◆ **SHORT PROBLEM**
Count how many lines below include the string "React", and give that number without anything else.

◆ **INFORMATION PROVIDED**
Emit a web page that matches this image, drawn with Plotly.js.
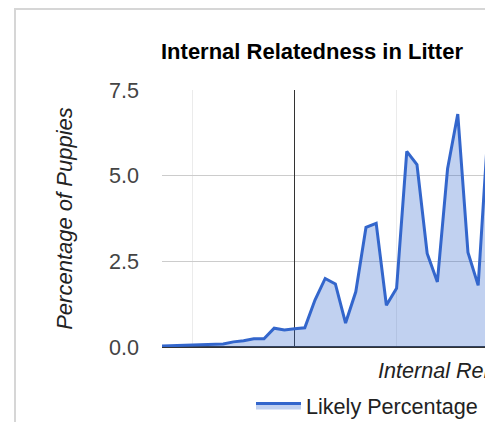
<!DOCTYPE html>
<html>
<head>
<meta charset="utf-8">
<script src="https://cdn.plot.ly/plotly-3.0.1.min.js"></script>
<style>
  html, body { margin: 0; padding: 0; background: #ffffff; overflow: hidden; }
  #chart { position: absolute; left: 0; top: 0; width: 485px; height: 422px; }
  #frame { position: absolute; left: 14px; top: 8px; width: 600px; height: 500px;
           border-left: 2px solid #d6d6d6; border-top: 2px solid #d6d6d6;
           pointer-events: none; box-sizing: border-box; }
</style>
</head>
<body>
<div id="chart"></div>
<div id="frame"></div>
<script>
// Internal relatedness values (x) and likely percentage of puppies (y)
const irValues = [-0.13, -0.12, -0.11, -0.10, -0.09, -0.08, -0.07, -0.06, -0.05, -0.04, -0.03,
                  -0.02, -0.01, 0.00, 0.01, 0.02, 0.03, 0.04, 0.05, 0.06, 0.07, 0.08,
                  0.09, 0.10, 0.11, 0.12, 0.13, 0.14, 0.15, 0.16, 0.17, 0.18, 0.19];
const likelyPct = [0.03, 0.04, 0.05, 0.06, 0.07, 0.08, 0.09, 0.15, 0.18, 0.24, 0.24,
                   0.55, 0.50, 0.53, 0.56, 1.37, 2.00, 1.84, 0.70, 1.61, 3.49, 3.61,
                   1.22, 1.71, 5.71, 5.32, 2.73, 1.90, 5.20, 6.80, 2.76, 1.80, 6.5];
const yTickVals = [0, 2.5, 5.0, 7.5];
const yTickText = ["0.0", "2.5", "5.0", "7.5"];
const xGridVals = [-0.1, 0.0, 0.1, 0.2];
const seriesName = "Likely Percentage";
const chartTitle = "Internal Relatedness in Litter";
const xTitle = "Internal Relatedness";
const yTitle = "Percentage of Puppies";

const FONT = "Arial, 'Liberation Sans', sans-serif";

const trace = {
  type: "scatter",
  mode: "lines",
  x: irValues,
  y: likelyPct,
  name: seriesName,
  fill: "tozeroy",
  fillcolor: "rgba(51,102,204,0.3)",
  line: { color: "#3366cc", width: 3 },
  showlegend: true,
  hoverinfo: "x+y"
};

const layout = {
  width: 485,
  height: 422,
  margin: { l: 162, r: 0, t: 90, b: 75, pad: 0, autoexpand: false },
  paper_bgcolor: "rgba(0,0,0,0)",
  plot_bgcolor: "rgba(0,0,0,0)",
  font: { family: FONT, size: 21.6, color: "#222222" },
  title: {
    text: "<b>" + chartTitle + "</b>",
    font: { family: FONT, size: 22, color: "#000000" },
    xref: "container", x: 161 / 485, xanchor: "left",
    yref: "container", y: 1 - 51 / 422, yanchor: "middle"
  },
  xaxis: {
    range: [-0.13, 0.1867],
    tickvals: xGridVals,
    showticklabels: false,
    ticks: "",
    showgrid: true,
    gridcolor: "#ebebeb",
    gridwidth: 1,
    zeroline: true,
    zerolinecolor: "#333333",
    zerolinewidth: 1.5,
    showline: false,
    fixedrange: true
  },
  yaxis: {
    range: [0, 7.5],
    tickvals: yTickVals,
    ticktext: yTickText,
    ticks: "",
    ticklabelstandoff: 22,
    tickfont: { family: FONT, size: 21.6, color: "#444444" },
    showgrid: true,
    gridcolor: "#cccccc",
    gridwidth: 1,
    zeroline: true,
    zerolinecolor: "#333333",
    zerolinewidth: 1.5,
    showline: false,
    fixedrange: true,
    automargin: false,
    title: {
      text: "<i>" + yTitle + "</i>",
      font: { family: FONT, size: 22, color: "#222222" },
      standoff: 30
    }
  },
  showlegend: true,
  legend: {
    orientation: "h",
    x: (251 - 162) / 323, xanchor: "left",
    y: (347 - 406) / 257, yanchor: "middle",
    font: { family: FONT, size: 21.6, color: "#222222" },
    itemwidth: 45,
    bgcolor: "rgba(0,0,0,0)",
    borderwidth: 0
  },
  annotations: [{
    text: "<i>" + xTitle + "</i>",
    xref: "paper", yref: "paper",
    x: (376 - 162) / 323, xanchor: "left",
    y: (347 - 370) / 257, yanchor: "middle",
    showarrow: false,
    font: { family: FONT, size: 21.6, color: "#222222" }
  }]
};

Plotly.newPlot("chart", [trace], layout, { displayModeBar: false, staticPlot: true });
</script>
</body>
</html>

---

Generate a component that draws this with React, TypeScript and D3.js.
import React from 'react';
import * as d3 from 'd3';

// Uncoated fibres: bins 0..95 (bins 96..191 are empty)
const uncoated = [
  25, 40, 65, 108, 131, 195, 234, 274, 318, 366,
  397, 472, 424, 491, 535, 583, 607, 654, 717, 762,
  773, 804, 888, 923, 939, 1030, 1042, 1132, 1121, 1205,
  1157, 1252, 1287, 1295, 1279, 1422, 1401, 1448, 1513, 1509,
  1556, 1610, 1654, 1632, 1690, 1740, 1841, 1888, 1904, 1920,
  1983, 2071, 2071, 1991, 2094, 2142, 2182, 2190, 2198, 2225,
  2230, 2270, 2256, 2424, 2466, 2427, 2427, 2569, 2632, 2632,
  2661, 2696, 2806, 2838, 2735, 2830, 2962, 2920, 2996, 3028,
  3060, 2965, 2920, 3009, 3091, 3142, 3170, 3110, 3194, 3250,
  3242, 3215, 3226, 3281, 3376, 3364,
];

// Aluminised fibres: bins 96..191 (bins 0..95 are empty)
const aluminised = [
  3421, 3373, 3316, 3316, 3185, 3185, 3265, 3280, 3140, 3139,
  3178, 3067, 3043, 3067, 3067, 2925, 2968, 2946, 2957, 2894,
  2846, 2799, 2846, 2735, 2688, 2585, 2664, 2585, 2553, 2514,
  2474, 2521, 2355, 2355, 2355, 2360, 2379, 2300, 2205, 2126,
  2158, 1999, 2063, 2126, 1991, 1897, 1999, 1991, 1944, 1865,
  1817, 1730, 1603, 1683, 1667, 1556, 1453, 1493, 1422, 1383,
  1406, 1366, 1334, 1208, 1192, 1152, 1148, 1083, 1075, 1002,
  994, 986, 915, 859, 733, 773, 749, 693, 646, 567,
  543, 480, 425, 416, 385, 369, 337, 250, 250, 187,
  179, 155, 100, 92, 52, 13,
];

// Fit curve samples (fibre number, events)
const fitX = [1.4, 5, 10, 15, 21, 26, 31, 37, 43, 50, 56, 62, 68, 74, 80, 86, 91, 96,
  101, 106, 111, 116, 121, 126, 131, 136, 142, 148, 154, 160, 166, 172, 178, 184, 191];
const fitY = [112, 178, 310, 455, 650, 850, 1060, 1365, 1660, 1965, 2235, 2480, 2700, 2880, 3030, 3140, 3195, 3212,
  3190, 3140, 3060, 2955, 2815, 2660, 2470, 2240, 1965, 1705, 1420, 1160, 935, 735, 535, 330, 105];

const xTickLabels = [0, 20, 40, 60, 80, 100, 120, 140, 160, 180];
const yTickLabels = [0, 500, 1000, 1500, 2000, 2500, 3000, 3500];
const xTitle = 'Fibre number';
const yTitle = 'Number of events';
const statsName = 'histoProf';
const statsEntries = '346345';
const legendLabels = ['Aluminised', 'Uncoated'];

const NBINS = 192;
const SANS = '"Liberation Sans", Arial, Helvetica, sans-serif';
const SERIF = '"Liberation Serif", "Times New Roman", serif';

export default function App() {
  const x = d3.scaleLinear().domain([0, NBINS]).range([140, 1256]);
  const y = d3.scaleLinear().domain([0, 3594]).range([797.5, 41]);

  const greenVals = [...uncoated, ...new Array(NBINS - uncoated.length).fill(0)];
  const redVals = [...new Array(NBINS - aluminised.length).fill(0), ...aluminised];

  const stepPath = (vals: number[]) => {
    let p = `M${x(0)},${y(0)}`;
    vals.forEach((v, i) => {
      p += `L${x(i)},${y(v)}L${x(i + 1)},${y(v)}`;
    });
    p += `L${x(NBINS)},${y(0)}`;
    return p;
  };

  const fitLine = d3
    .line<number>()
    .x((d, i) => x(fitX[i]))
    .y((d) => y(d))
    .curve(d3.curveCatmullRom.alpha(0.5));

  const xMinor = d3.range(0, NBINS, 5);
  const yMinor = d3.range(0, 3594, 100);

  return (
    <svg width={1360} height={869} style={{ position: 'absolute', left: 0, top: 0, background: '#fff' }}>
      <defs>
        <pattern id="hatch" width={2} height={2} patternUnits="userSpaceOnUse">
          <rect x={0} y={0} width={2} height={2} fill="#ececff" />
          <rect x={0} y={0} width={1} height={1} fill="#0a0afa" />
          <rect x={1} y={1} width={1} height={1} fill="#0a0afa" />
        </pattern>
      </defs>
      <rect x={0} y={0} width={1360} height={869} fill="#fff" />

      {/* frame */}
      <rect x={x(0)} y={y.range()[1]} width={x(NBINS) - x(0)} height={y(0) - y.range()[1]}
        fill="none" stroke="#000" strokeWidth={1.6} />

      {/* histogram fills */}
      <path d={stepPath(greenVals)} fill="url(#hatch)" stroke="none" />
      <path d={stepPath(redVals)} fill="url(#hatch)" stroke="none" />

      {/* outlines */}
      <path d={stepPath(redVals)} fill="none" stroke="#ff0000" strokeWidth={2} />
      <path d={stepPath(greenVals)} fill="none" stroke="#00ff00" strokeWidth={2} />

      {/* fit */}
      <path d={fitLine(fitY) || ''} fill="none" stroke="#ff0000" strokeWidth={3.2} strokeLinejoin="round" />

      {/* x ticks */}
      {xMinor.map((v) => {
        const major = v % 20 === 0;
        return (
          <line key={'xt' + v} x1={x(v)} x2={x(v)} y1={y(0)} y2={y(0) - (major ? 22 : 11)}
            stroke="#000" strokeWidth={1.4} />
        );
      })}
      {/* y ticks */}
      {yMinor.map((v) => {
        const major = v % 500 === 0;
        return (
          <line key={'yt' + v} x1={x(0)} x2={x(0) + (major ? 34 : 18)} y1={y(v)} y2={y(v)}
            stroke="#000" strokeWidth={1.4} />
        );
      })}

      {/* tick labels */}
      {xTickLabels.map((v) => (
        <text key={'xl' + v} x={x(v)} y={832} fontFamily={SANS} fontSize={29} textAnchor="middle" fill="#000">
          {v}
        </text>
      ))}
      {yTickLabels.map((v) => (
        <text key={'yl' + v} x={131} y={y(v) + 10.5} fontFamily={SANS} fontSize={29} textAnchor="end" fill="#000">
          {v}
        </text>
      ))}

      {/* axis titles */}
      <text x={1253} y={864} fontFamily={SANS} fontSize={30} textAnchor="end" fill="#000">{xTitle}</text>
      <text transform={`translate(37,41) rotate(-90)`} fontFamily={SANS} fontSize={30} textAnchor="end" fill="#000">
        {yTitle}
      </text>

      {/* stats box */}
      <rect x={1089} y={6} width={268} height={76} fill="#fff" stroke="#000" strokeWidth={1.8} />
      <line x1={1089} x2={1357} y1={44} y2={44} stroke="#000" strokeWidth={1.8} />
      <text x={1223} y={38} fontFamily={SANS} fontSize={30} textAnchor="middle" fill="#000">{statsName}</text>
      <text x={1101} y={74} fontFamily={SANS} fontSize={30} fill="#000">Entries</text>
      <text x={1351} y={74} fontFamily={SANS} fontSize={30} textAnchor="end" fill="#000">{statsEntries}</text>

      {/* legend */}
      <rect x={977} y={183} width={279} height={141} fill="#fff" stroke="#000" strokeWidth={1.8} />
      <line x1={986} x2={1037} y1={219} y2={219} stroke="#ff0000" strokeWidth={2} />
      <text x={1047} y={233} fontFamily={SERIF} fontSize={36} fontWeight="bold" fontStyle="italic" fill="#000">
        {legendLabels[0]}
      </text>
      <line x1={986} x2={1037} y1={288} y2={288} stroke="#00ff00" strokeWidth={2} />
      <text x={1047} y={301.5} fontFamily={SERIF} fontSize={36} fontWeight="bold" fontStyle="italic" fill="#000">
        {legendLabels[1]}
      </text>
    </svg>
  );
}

◆ **ANSWER BELOW**
2